● EXERCISE PROMPT: Taking the data below, please print only the lines from the line holding "Reproduce this chart with Plotly." to the line holding "in expected exam", inclusive, with pictures omitted.

● DATASET RECORDS:
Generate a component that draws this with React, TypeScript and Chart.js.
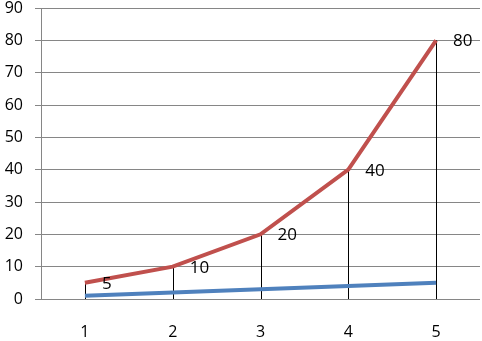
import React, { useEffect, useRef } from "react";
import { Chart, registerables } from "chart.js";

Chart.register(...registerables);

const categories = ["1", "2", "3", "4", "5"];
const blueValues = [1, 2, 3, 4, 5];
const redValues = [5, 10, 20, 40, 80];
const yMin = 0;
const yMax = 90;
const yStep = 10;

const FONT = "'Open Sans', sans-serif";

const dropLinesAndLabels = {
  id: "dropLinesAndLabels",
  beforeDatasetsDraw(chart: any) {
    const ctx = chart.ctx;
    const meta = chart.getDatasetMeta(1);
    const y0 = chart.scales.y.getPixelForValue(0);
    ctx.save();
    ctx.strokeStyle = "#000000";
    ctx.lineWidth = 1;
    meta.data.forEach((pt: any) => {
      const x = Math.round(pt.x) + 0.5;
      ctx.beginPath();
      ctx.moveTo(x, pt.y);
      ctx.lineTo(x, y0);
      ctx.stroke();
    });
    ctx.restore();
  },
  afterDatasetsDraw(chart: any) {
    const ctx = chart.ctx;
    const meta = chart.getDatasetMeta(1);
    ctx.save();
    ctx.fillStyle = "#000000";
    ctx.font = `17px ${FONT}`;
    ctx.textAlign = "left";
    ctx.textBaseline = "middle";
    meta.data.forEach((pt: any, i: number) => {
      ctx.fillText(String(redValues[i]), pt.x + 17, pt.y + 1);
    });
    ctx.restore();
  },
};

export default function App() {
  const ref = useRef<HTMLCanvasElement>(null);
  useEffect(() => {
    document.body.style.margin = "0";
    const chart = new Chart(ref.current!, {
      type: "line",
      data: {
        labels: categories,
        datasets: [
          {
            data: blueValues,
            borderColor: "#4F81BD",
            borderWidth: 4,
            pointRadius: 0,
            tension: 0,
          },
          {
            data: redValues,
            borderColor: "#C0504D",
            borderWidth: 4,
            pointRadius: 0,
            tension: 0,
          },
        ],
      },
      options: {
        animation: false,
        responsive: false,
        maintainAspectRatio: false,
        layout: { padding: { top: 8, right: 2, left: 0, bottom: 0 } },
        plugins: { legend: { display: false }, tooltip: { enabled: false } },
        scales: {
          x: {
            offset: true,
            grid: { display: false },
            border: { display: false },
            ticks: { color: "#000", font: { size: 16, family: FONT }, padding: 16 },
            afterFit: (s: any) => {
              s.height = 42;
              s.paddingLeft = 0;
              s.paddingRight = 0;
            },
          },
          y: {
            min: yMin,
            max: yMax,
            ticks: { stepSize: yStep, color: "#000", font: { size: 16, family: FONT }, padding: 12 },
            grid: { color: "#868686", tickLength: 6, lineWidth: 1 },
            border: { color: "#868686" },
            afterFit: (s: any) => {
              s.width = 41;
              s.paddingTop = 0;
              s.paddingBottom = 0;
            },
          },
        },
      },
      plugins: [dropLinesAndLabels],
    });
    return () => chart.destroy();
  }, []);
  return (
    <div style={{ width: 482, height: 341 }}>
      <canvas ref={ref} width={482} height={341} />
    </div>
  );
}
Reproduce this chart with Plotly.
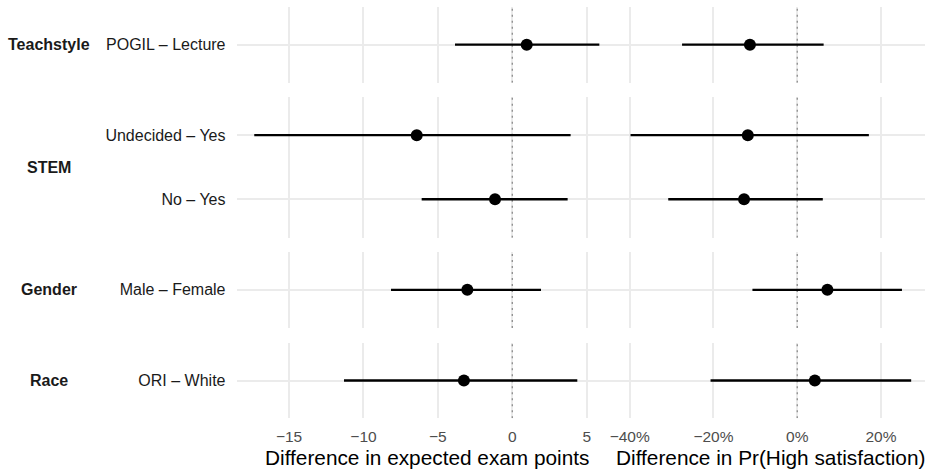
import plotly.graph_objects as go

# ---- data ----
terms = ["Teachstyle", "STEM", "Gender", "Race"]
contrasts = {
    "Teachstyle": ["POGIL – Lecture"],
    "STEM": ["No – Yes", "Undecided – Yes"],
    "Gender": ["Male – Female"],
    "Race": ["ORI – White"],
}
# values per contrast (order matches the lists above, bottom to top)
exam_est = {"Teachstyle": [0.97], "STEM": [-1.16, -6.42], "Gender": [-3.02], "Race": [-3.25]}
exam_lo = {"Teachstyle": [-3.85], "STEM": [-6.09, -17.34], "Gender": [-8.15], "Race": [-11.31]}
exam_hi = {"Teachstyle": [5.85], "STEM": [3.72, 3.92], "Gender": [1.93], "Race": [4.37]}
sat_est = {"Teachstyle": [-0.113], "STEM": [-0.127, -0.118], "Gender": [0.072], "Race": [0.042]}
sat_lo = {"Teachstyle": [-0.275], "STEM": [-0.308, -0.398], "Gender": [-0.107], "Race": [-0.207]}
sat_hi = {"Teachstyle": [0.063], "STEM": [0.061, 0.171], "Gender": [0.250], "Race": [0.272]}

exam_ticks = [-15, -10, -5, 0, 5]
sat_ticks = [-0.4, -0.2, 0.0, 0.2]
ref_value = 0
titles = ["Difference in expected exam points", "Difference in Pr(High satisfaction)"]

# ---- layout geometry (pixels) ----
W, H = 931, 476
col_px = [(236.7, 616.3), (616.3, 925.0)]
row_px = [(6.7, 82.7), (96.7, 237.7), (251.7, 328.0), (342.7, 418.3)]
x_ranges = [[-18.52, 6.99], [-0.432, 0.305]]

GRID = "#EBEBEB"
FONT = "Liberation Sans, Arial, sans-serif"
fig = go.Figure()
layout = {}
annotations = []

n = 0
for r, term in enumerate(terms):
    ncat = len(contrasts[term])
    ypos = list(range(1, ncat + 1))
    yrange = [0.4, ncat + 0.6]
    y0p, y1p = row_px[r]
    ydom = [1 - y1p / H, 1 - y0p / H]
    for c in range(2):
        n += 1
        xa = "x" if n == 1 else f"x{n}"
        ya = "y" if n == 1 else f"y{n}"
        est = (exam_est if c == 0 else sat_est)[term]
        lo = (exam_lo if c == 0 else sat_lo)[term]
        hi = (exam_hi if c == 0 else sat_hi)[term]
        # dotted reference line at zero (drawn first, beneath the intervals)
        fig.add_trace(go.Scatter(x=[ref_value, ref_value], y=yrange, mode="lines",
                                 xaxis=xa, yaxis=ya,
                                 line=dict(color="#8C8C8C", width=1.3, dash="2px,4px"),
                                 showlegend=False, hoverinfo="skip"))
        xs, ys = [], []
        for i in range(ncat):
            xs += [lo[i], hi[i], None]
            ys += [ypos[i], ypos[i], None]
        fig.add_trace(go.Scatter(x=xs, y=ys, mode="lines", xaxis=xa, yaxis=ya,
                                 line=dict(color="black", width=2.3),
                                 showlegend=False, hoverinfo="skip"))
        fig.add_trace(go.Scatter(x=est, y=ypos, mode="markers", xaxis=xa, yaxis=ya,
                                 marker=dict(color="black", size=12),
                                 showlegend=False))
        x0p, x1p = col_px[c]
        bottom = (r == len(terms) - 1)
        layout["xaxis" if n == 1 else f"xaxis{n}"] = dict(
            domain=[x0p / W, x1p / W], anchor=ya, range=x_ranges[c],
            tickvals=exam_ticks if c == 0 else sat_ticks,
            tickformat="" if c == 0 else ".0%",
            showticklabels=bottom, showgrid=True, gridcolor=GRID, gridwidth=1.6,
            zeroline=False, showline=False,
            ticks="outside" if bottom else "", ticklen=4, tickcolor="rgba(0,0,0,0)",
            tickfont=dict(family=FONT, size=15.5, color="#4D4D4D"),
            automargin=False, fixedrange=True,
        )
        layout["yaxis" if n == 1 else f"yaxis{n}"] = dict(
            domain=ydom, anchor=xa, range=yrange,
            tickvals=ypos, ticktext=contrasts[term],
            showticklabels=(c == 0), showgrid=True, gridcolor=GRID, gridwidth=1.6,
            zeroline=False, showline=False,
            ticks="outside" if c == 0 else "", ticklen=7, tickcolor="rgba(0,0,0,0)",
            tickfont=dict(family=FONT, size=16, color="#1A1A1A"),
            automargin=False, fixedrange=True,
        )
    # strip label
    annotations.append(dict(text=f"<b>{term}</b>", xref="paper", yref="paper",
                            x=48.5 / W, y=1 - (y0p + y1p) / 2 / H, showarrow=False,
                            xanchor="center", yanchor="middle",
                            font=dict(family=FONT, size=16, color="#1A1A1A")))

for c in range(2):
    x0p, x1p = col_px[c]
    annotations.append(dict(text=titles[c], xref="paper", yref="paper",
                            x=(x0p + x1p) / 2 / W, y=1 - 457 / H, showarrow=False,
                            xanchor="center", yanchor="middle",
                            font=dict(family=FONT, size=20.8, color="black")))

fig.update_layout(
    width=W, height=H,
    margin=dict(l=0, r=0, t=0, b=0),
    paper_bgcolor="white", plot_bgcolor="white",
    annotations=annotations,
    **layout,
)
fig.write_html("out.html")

● TASK ANSWER:
Reproduce this chart with Plotly.
import plotly.graph_objects as go

# ---- data ----
terms = ["Teachstyle", "STEM", "Gender", "Race"]
contrasts = {
    "Teachstyle": ["POGIL – Lecture"],
    "STEM": ["No – Yes", "Undecided – Yes"],
    "Gender": ["Male – Female"],
    "Race": ["ORI – White"],
}
# values per contrast (order matches the lists above, bottom to top)
exam_est = {"Teachstyle": [0.97], "STEM": [-1.16, -6.42], "Gender": [-3.02], "Race": [-3.25]}
exam_lo = {"Teachstyle": [-3.85], "STEM": [-6.09, -17.34], "Gender": [-8.15], "Race": [-11.31]}
exam_hi = {"Teachstyle": [5.85], "STEM": [3.72, 3.92], "Gender": [1.93], "Race": [4.37]}
sat_est = {"Teachstyle": [-0.113], "STEM": [-0.127, -0.118], "Gender": [0.072], "Race": [0.042]}
sat_lo = {"Teachstyle": [-0.275], "STEM": [-0.308, -0.398], "Gender": [-0.107], "Race": [-0.207]}
sat_hi = {"Teachstyle": [0.063], "STEM": [0.061, 0.171], "Gender": [0.250], "Race": [0.272]}

exam_ticks = [-15, -10, -5, 0, 5]
sat_ticks = [-0.4, -0.2, 0.0, 0.2]
ref_value = 0
titles = ["Difference in expected exam points", "Difference in Pr(High satisfaction)"]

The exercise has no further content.